Maria Grazia Chiuri - Designer, Creative Director of Christian Dior

Not believing this until I see the official press release statement from Dior.
Maria turned Dior into one of the greatest luxury cash cows, no way they're gonna let her go so easily.
I don't think there is a problem with her willing to go back to Rome, she rarely is in Paris or in the ateliers whatsoever, we know that most of the actual work is done by her close assistant "right hand", the woman you see in every "making of" video.
She's not different than a Miuccia, she just provides inputs and inspirations and then let the design team come up with proposals that she validates.
They’re not gonna let her go, they are moving her from a brand where she created a lot of profits that can continue selling, to put her in a sleepy brand that could only profit from her boring but commercial products. And in the meantime they could reignite some fuel and curiosity in dior with one of their most talented and loved creatives… and I say that while not liking both Mariagrazia and JW
 
They’re not gonna let her go, they are moving her from a brand where she created a lot of profits that can continue selling, to put her in a sleepy brand that could only profit from her boring but commercial products. And in the meantime they could reignite some fuel and curiosity in dior with one of their most talented and loved creatives… and I say that while not liking both Mariagrazia and JW
Nobody at LVMH is talking about Fabio Z?
He cannot be here like a banal free agent!
 
Very important sources are now telling that she's the one going to Fendi, not Pierpaolo... LVMH don't want to lose her, but she wants to go back living in Rome so they are giving her Fendi woman... the other thing that is almos official is that JW is leaving Loewe, so he's probably taking her place at Dior...
I think she'd be good for Fendi, funnily enough.
 
^yeah but sometimes you get a VV out of prioritising the latter. Neither is a certified win for fashion design, it depends on what they put out.
 
^yeah but sometimes you get a VV out of prioritising the latter. Neither is a certified win for fashion design, it depends on what they put out.
Safety and all this beige commercialism hasn’t worked out quite well for Fendi though. I hope Silvia’s collection will have a momentum and maybe influence them on a certain direction. Fendi is bold, undeniably and it’s not a word I associate with MGC.
 
Safety and all this beige commercialism hasn’t worked out quite well for Fendi though.
quite literally beige, some of those colour palettes under KJ.....

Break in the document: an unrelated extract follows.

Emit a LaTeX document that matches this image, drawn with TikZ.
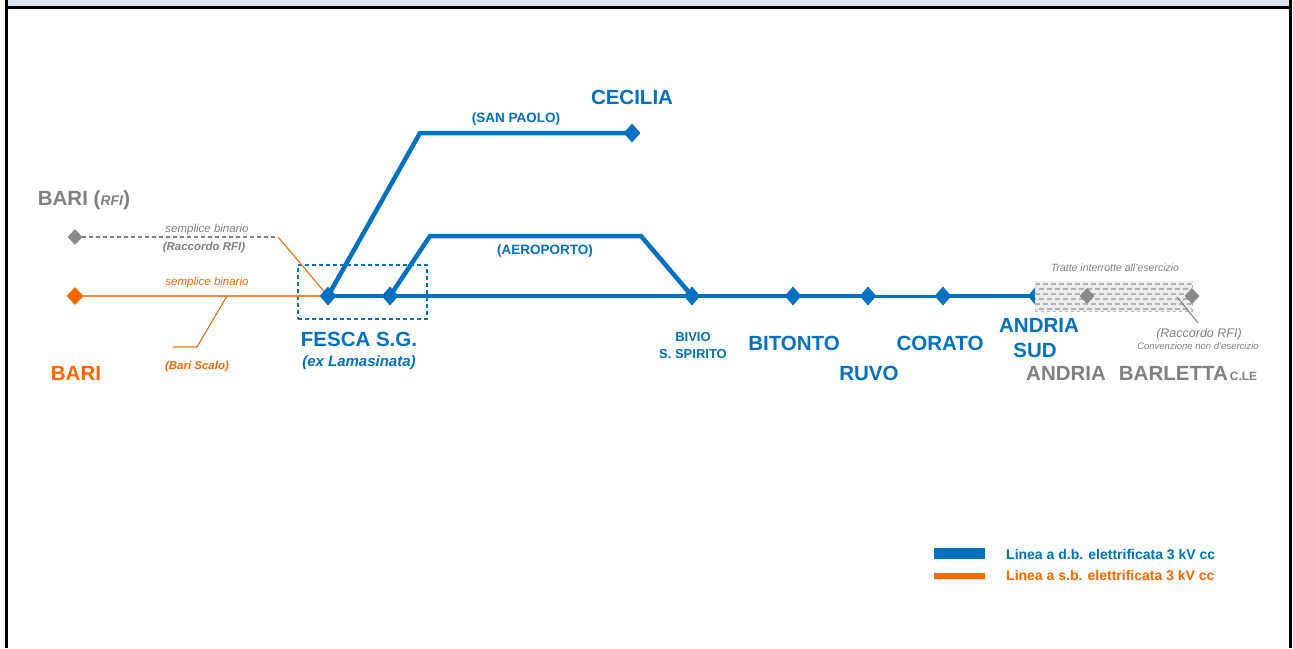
\documentclass[tikz,border=0pt]{standalone}
\usepackage{fontspec}
\setmainfont{Liberation Sans}
\usetikzlibrary{shapes.geometric}
\definecolor{blu}{HTML}{0070C0}
\definecolor{orng}{HTML}{FF6600}
\definecolor{orline}{HTML}{F7873A}
\definecolor{orlead}{HTML}{E8700F}
\definecolor{gry}{HTML}{808080}
\definecolor{gdia}{HTML}{8A8A8A}
\definecolor{band}{HTML}{D9E5F4}
\newcommand{\fs}[1]{\fontsize{#1}{#1}\selectfont}
\tikzset{
  big/.style={font=\bfseries\fs{20.5}, anchor=base, inner sep=0},
  bigb/.style={big, text=blu},
  mid/.style={font=\bfseries\fs{13.5}, text=blu, anchor=base, inner sep=0},
  small/.style={font=\itshape\fs{11.5}, anchor=base, inner sep=0},
  smallb/.style={font=\bfseries\itshape\fs{11.5}, anchor=base, inner sep=0},
  dia/.style={shape=diamond, fill=blu, inner sep=0, minimum width=17pt, minimum height=19pt},
  odia/.style={shape=diamond, fill=orng, inner sep=0, minimum width=17pt, minimum height=18pt},
  gdiam/.style={shape=diamond, fill=gdia, inner sep=0, minimum width=15pt, minimum height=16pt},
  mainline/.style={draw=blu, line width=4.5pt},
  orangeline/.style={draw=orline, line width=2.5pt},
  leader/.style={draw=orlead, line width=1.1pt},
  gleader/.style={draw=gry, line width=1pt},
}
\begin{document}
\begin{tikzpicture}[x=1pt,y=-1pt]
\useasboundingbox (0,0) rectangle (1293,648);
% frame
\fill[band] (8,0) rectangle (1290,6.5);
\draw[black, line width=2.5pt] (5,7.5) -- (1292,7.5);
\draw[black, line width=3pt] (6.5,0) -- (6.5,648);
\draw[black, line width=2.5pt] (1290.5,0) -- (1290.5,648);

% coordinates
\coordinate (pOB) at (75,296);
\coordinate (pGB) at (75,237);
\coordinate (pF1) at (328,296);
\coordinate (pF2) at (390,296);
\coordinate (pBS) at (692,296);
\coordinate (pBI) at (793,296);
\coordinate (pRU) at (868,296);
\coordinate (pCO) at (943,296);
\coordinate (pAS) at (1036,296);
\coordinate (pCE) at (632,133);
\coordinate (sp1) at (420,133);
\coordinate (ae1) at (430,236);
\coordinate (ae2) at (641,236);
\coordinate (gend) at (278,237);
\coordinate (bs1) at (227,296);
\coordinate (bs2) at (197,347);
\coordinate (bs3) at (173,347);

% dashed box around Fesca
\node[draw=blu, dashed, dash pattern=on 4pt off 3pt, line width=1.1pt, minimum width=129pt, minimum height=54pt, inner sep=0] (fbox) at (362.5,292) {};

% lines
\draw[orangeline] (pOB) -- (pF1);
\draw[gry, line width=1.2pt, dash pattern=on 4pt off 3pt] (pGB) -- (gend);
\draw[leader] (gend) -- (pF1);
\draw[leader] (bs1) -- (bs2) -- (bs3);
\draw[mainline] (pF1) -- (pF2) -- (pBS) -- (pBI) -- (pRU);
\draw[draw=blu, line width=3pt] (pRU) -- (pCO);
\draw[mainline] (pCO) -- (pAS);
\draw[mainline, line join=miter] (pF1) -- (sp1) -- (pCE);
\draw[mainline, line join=miter] (pF2) -- (ae1) -- (ae2) -- (pBS);

% diamonds
\node[odia] (OB) at (pOB) {};
\node[gdiam] (GB) at (pGB) {};
\node[dia] (F1) at (pF1) {};
\node[dia] (F2) at (pF2) {};
\node[dia] (BS) at (pBS) {};
\node[dia] (BI) at (pBI) {};
\node[dia] (RU) at (pRU) {};
\node[dia] (CO) at (pCO) {};
\node[dia] (AS) at (pAS) {};
\node[dia] (CE) at (pCE) {};

% interrupted section
\node[fill=white, draw=gray!55, dashed, line width=0.8pt, minimum width=157pt, minimum height=30pt, inner sep=0] (interr) at (1113.5,296) {};
\begin{scope}
\clip (1035.5,281.5) rectangle (1191.5,310.5);
\fill[gray!14] (1035,281) rectangle (1192,311);
\foreach \yy [count=\i] in {284,289,294,299,304,309}{
  \ifodd\i
    \draw[gray!60, line width=1.2pt, dash pattern=on 5pt off 3pt] (1035,\yy) -- (1192,\yy);
  \else
    \draw[gray!60, line width=1.2pt, dash pattern=on 5pt off 3pt, dash phase=4pt] (1035,\yy) -- (1192,\yy);
  \fi
}
\end{scope}
\node[gdiam] (G1) at (1087,296) {};
\node[gdiam] (G2) at (1192,296) {};
\coordinate (gl1) at (1177,297);
\coordinate (gl2) at (1198,323);
\draw[gleader] (gl1) -- (gl2);

% labels
\node[bigb] (tCE) at (632,104) {CECILIA};
\node[mid] (tSP) at (516,122) {(SAN PAOLO)};
\node[mid] (tAE) at (545,254.5) {(AEROPORTO)};
\node[big, text=gry] (tBR) at (84,205) {BARI (\textit{\fs{14}RFI})};
\node[small, text=gry] (tsb1) at (207,232.5) {semplice binario};
\node[smallb, text=gry] (tRR) at (204,250) {(Raccordo RFI)};
\node[small, text=orng] (tsb2) at (207,285.5) {semplice binario};
\node[smallb, text=orng] (tBSc) at (197,369) {(Bari Scalo)};
\node[big, text=orng] (tBA) at (76,380) {BARI};
\node[bigb] (tFE) at (359,346) {FESCA S.G.};
\node[font=\bfseries\itshape\fs{15}, text=blu, anchor=base, inner sep=0] (tLA) at (359,366) {(ex Lamasinata)};
\node[mid, font=\bfseries\fs{13}] (tBV) at (693,341) {BIVIO};
\node[mid, font=\bfseries\fs{13}] (tSS) at (693,358) {S. SPIRITO};
\node[bigb] (tBI) at (794,350) {BITONTO};
\node[bigb] (tCO) at (940,350) {CORATO};
\node[bigb] (tRU) at (869,380) {RUVO};
\node[bigb] (tAN) at (1039,332) {ANDRIA};
\node[bigb] (tSU) at (1035,357) {SUD};
\node[big, text=gry, anchor=base west] (tAB) at (1026,380) {ANDRIA\hspace{13pt}BARLETTA\hspace{2pt}{\fs{12}C.LE}};
\node[font=\itshape\fs{10.5}, text=gry, anchor=base, inner sep=0] (tTI) at (1115,271.5) {Tratte interrotte all’esercizio};
\node[font=\itshape\fs{12.5}, text=gry, anchor=base, inner sep=0] (tRR2) at (1199,337.5) {(Raccordo RFI)};
\node[font=\itshape\fs{9.5}, text=gry, anchor=base, inner sep=0] (tCN) at (1198,349.5) {Convenzione non d’esercizio};

% legend
\node[fill=blu, minimum width=51pt, minimum height=11pt, inner sep=0] (legB) at (959.5,553.5) {};
\node[fill=orng, minimum width=51pt, minimum height=6pt, inner sep=0] (legO) at (959.5,576) {};
\node[font=\bfseries\fs{14}, text=blu, anchor=base west, inner sep=0] (tlB) at (1006,559) {Linea a d.b. elettrificata 3 kV cc};
\node[font=\bfseries\fs{14}, text=orng, anchor=base west, inner sep=0] (tlO) at (1006,580) {Linea a s.b. elettrificata 3 kV cc};
\end{tikzpicture}
\end{document}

but Fendi isn't a house from which I expect revolutionary RTW, my guess is what they'll want from MGC is her merchandising/accessory eye.
 
quite literally beige, some of those colour palettes under KJ.....

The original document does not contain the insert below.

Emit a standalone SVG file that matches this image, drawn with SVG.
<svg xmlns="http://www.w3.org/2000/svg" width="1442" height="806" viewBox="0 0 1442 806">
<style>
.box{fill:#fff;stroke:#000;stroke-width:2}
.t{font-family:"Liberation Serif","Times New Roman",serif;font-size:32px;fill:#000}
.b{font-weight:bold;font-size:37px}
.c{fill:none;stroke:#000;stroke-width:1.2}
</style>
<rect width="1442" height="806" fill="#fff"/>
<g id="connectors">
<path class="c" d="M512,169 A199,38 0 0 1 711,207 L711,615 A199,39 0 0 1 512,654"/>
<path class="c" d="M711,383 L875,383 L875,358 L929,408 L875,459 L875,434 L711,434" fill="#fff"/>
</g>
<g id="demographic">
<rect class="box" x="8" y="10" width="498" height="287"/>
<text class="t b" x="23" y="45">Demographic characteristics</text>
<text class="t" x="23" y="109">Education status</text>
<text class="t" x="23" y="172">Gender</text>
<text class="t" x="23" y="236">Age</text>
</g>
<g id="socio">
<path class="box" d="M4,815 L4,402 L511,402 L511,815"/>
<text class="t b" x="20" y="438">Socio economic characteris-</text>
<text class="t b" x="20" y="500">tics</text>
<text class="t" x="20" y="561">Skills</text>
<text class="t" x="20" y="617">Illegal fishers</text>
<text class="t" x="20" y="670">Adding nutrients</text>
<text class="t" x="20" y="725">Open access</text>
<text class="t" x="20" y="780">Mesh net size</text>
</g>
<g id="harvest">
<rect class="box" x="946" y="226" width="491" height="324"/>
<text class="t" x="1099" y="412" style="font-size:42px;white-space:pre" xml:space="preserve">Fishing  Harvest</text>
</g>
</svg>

but Fendi isn't a house from which I expect revolutionary RTW, my guess is what they'll want from MGC is her merchandising/accessory eye.
It all depends on the project they have for the house.
I’m personally speaking from my ex-customer POV. I don’t go to Fendi for basics. Much like I don’t go to Vuitton for basics either.

My thing with MGC is that, Silvia will remain as the the director of accessories. Her creations are still the cash cows of the brand and I’m sure the anniversary show will again be a display of that and will probably put the spotlights again on the peekaboo and Baguette.
So what’s the added value of MGC if it’s not fashion? Because nobody is going to Fendi to do Silvia’s job.